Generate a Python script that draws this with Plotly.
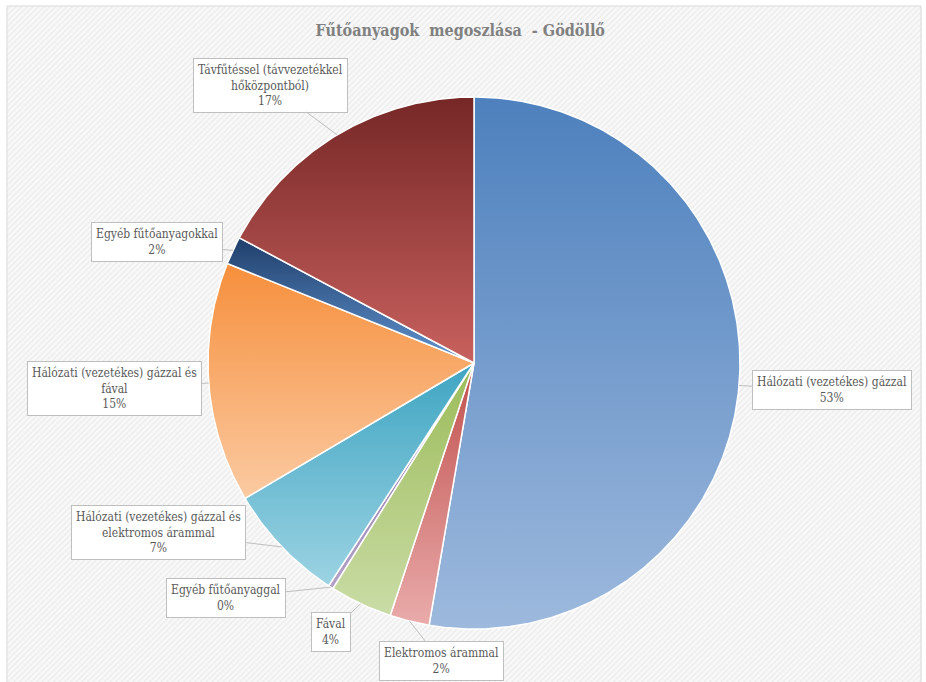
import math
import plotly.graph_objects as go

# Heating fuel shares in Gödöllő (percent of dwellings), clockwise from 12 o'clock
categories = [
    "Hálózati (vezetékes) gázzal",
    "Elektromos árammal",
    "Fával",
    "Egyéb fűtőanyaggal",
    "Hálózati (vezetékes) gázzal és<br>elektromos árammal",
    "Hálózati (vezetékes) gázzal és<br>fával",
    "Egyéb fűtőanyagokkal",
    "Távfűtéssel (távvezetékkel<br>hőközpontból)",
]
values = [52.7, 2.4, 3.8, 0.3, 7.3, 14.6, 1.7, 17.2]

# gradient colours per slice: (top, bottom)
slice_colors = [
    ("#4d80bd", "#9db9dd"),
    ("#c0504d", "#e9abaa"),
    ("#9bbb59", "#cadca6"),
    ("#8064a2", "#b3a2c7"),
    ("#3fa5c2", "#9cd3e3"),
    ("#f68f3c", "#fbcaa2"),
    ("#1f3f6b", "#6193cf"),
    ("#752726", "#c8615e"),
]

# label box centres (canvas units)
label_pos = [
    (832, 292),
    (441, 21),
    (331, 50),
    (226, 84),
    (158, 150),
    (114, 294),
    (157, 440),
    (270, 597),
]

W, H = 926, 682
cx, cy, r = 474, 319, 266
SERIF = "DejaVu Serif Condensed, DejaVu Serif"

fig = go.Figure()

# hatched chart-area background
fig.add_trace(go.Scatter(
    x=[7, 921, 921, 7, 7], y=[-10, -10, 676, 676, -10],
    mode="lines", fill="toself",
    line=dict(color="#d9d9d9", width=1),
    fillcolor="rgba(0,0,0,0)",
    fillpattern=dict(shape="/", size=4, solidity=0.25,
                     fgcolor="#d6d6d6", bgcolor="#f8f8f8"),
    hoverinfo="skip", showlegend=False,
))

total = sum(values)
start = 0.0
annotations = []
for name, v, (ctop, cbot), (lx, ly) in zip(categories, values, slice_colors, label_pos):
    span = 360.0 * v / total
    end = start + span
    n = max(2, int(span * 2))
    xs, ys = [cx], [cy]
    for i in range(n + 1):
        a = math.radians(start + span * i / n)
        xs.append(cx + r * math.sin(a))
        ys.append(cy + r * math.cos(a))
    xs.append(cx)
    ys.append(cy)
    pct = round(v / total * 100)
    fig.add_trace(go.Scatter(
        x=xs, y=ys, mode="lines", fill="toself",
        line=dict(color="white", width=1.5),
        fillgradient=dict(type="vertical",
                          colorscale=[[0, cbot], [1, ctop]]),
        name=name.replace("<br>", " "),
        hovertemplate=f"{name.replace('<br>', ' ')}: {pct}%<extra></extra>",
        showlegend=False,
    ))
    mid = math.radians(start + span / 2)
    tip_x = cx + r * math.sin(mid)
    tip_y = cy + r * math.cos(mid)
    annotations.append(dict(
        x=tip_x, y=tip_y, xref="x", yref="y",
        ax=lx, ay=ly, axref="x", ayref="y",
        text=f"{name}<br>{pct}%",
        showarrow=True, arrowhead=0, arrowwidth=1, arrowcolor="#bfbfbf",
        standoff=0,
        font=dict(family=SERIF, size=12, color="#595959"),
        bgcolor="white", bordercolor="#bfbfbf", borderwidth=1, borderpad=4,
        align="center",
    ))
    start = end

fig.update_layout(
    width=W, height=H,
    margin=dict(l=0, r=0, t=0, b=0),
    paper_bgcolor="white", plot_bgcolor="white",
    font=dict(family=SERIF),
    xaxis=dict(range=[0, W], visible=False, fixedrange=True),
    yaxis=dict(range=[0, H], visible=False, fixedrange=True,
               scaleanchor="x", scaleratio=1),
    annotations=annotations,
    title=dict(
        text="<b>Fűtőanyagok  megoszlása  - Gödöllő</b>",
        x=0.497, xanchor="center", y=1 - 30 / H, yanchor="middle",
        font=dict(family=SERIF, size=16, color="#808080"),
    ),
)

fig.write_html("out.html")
= = = = = = =
▶ **REQUIREMENTS**
Quote everything in the listing above exactly; pictures are the only thing to omit.

▶ **RESPONSE TO THIS TASK**
Generate a Python script that draws this with Plotly.
import math
import plotly.graph_objects as go

# Heating fuel shares in Gödöllő (percent of dwellings), clockwise from 12 o'clock
categories = [
    "Hálózati (vezetékes) gázzal",
    "Elektromos árammal",
    "Fával",
    "Egyéb fűtőanyaggal",
    "Hálózati (vezetékes) gázzal és<br>elektromos árammal",
    "Hálózati (vezetékes) gázzal és<br>fával",
    "Egyéb fűtőanyagokkal",
    "Távfűtéssel (távvezetékkel<br>hőközpontból)",
]
values = [52.7, 2.4, 3.8, 0.3, 7.3, 14.6, 1.7, 17.2]

# gradient colours per slice: (top, bottom)
slice_colors = [
    ("#4d80bd", "#9db9dd"),
    ("#c0504d", "#e9abaa"),
    ("#9bbb59", "#cadca6"),
    ("#8064a2", "#b3a2c7"),
    ("#3fa5c2", "#9cd3e3"),
    ("#f68f3c", "#fbcaa2"),
    ("#1f3f6b", "#6193cf"),
    ("#752726", "#c8615e"),
]

# label box centres (canvas units)
label_pos = [
    (832, 292),
    (441, 21),
    (331, 50),
    (226, 84),
    (158, 150),
    (114, 294),
    (157, 440),
    (270, 597),
]

W, H = 926, 682
cx, cy, r = 474, 319, 266
SERIF = "DejaVu Serif Condensed, DejaVu Serif"

fig = go.Figure()

# hatched chart-area background
fig.add_trace(go.Scatter(
    x=[7, 921, 921, 7, 7], y=[-10, -10, 676, 676, -10],
    mode="lines", fill="toself",
    line=dict(color="#d9d9d9", width=1),
    fillcolor="rgba(0,0,0,0)",
    fillpattern=dict(shape="/", size=4, solidity=0.25,
                     fgcolor="#d6d6d6", bgcolor="#f8f8f8"),
    hoverinfo="skip", showlegend=False,
))

total = sum(values)
start = 0.0
annotations = []
for name, v, (ctop, cbot), (lx, ly) in zip(categories, values, slice_colors, label_pos):
    span = 360.0 * v / total
    end = start + span
    n = max(2, int(span * 2))
    xs, ys = [cx], [cy]
    for i in range(n + 1):
        a = math.radians(start + span * i / n)
        xs.append(cx + r * math.sin(a))
        ys.append(cy + r * math.cos(a))
    xs.append(cx)
    ys.append(cy)
    pct = round(v / total * 100)
    fig.add_trace(go.Scatter(
        x=xs, y=ys, mode="lines", fill="toself",
        line=dict(color="white", width=1.5),
        fillgradient=dict(type="vertical",
                          colorscale=[[0, cbot], [1, ctop]]),
        name=name.replace("<br>", " "),
        hovertemplate=f"{name.replace('<br>', ' ')}: {pct}%<extra></extra>",
        showlegend=False,
    ))
    mid = math.radians(start + span / 2)
    tip_x = cx + r * math.sin(mid)
    tip_y = cy + r * math.cos(mid)
    annotations.append(dict(
        x=tip_x, y=tip_y, xref="x", yref="y",
        ax=lx, ay=ly, axref="x", ayref="y",
        text=f"{name}<br>{pct}%",
        showarrow=True, arrowhead=0, arrowwidth=1, arrowcolor="#bfbfbf",
        standoff=0,
        font=dict(family=SERIF, size=12, color="#595959"),
        bgcolor="white", bordercolor="#bfbfbf", borderwidth=1, borderpad=4,
        align="center",
    ))
    start = end

fig.update_layout(
    width=W, height=H,
    margin=dict(l=0, r=0, t=0, b=0),
    paper_bgcolor="white", plot_bgcolor="white",
    font=dict(family=SERIF),
    xaxis=dict(range=[0, W], visible=False, fixedrange=True),
    yaxis=dict(range=[0, H], visible=False, fixedrange=True,
               scaleanchor="x", scaleratio=1),
    annotations=annotations,
    title=dict(
        text="<b>Fűtőanyagok  megoszlása  - Gödöllő</b>",
        x=0.497, xanchor="center", y=1 - 30 / H, yanchor="middle",
        font=dict(family=SERIF, size=16, color="#808080"),
    ),
)

fig.write_html("out.html")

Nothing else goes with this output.